** EXERCISE DETAILS **
Return, word for word, the lines from the line holding "Output the component" through the line holding "-17.309, -17.702, -18.246];". Include both end lines and no others.

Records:
======
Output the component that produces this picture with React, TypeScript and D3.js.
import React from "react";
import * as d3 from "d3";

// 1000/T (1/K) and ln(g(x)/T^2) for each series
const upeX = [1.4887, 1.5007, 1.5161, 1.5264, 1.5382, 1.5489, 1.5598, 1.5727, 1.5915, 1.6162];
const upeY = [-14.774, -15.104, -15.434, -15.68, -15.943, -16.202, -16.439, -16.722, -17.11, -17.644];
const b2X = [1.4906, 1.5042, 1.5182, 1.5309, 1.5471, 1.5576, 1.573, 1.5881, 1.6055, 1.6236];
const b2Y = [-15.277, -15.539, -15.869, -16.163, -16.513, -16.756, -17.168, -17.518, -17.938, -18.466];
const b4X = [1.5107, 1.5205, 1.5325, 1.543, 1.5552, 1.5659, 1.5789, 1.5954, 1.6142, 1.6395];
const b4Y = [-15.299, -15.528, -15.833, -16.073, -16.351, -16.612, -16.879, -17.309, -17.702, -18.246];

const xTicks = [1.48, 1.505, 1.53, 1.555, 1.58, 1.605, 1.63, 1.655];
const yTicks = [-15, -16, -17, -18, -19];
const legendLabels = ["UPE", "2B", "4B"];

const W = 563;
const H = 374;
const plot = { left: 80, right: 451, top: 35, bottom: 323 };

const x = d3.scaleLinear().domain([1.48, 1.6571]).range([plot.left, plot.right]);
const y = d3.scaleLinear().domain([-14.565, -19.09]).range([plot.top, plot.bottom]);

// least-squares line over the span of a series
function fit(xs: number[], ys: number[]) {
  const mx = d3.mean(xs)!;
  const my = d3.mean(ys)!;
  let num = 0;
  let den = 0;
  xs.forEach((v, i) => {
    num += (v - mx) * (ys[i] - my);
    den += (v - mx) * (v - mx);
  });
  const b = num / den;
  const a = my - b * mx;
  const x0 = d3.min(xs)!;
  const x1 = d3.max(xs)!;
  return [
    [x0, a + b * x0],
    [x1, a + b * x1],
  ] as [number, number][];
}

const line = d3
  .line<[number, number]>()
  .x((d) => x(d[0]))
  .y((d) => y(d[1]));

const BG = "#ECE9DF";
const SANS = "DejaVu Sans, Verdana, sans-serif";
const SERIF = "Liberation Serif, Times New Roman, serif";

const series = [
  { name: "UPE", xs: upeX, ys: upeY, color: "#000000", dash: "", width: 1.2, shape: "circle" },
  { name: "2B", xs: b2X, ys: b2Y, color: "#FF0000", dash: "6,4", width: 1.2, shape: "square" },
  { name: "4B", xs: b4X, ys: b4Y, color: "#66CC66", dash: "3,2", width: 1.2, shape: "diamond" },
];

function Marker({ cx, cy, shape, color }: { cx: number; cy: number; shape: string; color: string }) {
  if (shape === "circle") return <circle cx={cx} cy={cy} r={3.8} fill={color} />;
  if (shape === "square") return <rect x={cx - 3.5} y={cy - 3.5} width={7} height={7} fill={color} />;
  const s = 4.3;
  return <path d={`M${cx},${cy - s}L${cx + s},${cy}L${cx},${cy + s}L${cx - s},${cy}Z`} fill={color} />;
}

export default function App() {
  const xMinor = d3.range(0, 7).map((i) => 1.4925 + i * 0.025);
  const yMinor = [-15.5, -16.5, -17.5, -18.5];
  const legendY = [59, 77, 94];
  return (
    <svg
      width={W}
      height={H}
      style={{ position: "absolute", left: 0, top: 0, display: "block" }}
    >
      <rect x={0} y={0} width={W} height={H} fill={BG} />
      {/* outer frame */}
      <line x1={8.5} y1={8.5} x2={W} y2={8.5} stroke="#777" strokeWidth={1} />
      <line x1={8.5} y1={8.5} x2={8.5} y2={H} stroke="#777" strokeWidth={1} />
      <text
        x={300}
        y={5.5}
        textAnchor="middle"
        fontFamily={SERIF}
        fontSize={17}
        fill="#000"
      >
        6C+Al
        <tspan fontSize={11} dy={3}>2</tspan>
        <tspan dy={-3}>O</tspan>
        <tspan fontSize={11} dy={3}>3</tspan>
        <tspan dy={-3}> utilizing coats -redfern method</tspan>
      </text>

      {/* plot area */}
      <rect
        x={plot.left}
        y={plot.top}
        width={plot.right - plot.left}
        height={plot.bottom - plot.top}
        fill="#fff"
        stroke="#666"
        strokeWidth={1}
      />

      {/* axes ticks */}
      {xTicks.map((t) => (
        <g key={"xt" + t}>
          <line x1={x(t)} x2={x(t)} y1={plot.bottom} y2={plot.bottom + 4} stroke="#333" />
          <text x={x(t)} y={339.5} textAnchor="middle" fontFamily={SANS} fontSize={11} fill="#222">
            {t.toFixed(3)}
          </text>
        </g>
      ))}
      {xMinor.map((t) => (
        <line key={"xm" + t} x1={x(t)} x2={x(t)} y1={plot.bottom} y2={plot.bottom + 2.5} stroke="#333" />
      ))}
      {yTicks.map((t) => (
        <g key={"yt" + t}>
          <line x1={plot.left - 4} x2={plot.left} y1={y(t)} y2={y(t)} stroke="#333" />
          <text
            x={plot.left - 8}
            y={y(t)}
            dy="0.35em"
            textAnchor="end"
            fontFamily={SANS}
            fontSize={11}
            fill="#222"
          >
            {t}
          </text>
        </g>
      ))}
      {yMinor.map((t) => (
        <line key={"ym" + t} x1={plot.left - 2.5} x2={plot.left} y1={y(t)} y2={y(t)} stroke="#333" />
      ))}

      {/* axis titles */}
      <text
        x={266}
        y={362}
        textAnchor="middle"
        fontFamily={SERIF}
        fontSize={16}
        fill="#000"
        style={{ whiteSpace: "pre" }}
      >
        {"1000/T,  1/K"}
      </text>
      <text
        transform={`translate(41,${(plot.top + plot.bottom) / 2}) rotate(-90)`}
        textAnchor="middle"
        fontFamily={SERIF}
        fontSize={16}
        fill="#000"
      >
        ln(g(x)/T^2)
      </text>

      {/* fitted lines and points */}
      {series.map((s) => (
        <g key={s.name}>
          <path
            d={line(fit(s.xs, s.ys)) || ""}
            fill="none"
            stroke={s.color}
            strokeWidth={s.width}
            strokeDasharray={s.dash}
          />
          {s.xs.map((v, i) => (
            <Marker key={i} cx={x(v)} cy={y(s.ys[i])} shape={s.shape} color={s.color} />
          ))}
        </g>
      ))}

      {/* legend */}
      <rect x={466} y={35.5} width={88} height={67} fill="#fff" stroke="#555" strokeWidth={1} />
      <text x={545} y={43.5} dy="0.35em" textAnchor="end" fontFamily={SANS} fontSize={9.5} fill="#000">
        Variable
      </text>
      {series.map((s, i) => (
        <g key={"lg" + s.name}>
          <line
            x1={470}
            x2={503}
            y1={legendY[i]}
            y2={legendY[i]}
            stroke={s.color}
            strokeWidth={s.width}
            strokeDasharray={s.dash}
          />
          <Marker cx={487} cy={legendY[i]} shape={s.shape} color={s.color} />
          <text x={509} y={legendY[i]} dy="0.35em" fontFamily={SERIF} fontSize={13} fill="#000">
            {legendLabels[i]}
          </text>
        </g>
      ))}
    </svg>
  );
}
======
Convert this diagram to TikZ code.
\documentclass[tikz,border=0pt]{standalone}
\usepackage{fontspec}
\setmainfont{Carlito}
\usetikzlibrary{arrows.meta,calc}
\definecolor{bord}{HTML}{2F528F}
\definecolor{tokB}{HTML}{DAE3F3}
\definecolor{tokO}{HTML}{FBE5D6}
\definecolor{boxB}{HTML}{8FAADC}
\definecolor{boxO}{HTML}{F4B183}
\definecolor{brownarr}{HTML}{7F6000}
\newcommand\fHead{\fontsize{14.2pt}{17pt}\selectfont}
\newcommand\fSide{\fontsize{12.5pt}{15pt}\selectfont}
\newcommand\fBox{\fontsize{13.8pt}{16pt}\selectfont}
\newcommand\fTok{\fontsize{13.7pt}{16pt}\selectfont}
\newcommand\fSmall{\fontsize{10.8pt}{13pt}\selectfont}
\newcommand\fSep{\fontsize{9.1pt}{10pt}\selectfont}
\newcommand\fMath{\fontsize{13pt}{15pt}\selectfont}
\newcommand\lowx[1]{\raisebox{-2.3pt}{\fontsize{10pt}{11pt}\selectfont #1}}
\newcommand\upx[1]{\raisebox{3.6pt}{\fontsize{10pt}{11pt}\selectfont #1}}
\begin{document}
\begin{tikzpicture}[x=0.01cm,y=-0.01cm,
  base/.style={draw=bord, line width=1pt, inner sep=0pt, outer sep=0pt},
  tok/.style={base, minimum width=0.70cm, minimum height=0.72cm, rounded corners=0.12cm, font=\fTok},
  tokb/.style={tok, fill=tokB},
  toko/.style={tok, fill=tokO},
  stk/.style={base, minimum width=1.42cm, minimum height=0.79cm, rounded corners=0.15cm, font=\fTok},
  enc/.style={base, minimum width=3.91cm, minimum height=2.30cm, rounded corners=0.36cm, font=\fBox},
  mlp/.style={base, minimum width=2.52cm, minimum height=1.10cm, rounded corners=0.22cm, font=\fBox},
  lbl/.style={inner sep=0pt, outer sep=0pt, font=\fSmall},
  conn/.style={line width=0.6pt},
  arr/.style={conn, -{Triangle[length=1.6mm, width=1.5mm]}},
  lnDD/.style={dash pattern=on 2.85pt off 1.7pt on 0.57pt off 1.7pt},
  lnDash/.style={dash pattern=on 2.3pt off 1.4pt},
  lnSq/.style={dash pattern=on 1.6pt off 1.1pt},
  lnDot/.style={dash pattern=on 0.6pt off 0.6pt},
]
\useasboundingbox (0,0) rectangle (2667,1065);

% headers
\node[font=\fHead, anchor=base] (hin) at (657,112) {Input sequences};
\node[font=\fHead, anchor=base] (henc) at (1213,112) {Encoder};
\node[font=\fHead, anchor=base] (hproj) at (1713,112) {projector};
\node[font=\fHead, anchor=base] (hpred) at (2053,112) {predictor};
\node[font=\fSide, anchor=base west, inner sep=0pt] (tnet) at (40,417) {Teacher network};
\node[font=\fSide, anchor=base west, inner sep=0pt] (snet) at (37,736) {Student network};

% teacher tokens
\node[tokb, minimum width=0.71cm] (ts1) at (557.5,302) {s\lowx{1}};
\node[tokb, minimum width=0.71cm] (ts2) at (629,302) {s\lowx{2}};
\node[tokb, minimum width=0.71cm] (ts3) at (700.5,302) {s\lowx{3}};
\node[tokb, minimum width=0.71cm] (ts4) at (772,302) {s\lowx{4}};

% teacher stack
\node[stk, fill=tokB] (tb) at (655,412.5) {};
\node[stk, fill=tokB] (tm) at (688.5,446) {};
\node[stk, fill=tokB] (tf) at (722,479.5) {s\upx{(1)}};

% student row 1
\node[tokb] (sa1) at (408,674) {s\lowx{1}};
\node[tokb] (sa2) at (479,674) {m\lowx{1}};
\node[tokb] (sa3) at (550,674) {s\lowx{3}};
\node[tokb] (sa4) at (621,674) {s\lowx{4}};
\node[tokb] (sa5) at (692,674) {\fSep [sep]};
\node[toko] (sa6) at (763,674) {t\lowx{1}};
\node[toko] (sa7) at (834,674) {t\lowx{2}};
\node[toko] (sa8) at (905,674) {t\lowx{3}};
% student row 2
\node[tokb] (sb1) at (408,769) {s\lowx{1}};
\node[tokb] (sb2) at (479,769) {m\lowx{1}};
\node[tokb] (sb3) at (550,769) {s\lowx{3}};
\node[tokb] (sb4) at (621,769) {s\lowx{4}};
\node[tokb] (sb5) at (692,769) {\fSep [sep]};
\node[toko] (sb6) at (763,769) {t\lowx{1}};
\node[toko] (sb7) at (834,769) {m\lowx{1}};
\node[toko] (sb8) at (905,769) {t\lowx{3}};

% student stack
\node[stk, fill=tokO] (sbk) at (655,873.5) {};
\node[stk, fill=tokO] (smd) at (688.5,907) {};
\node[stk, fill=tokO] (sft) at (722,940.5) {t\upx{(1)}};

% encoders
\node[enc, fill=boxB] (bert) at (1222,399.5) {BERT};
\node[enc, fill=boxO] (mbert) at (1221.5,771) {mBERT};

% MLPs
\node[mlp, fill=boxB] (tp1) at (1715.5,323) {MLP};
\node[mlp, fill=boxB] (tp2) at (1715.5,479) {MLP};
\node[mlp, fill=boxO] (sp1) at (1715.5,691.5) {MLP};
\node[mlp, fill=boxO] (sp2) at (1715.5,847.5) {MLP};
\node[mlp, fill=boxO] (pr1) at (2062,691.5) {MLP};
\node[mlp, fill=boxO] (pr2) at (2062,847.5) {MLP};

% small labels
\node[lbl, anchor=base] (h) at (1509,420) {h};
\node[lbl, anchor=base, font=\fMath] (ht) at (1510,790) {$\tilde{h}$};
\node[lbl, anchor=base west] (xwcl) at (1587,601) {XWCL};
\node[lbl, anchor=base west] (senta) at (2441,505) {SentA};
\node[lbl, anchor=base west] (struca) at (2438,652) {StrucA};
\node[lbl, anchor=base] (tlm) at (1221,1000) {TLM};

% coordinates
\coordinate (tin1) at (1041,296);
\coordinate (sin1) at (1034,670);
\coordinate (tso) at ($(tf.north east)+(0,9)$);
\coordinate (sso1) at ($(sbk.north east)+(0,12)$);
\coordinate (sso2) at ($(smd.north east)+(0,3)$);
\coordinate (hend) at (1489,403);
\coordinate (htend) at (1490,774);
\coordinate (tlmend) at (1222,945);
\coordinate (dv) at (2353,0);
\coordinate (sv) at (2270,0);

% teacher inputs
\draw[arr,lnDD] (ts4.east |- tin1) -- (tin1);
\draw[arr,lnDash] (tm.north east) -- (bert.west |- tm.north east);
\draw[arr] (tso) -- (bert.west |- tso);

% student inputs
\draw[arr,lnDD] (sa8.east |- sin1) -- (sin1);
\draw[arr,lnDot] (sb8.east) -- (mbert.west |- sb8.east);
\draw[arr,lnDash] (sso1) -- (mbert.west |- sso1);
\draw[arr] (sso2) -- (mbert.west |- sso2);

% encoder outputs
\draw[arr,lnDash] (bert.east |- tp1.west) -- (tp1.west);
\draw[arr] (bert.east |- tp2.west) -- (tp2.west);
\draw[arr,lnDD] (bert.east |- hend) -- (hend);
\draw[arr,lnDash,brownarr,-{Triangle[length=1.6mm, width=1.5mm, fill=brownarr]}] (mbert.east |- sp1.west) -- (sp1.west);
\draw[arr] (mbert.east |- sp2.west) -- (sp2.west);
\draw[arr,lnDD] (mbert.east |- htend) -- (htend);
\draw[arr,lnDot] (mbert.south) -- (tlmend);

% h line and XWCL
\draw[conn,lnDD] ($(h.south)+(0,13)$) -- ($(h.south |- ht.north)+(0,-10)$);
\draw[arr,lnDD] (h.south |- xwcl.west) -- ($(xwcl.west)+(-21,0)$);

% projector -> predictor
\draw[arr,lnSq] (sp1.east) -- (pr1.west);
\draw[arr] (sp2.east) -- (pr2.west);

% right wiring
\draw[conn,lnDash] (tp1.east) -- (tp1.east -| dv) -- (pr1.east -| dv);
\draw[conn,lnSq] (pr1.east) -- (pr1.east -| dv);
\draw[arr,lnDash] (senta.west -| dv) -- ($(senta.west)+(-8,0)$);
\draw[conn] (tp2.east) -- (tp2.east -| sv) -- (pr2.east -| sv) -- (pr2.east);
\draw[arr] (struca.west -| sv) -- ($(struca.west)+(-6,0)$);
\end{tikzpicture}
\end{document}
======
** EXERCISE RESPONSE **
Output the component that produces this picture with React, TypeScript and D3.js.
import React from "react";
import * as d3 from "d3";

// 1000/T (1/K) and ln(g(x)/T^2) for each series
const upeX = [1.4887, 1.5007, 1.5161, 1.5264, 1.5382, 1.5489, 1.5598, 1.5727, 1.5915, 1.6162];
const upeY = [-14.774, -15.104, -15.434, -15.68, -15.943, -16.202, -16.439, -16.722, -17.11, -17.644];
const b2X = [1.4906, 1.5042, 1.5182, 1.5309, 1.5471, 1.5576, 1.573, 1.5881, 1.6055, 1.6236];
const b2Y = [-15.277, -15.539, -15.869, -16.163, -16.513, -16.756, -17.168, -17.518, -17.938, -18.466];
const b4X = [1.5107, 1.5205, 1.5325, 1.543, 1.5552, 1.5659, 1.5789, 1.5954, 1.6142, 1.6395];
const b4Y = [-15.299, -15.528, -15.833, -16.073, -16.351, -16.612, -16.879, -17.309, -17.702, -18.246];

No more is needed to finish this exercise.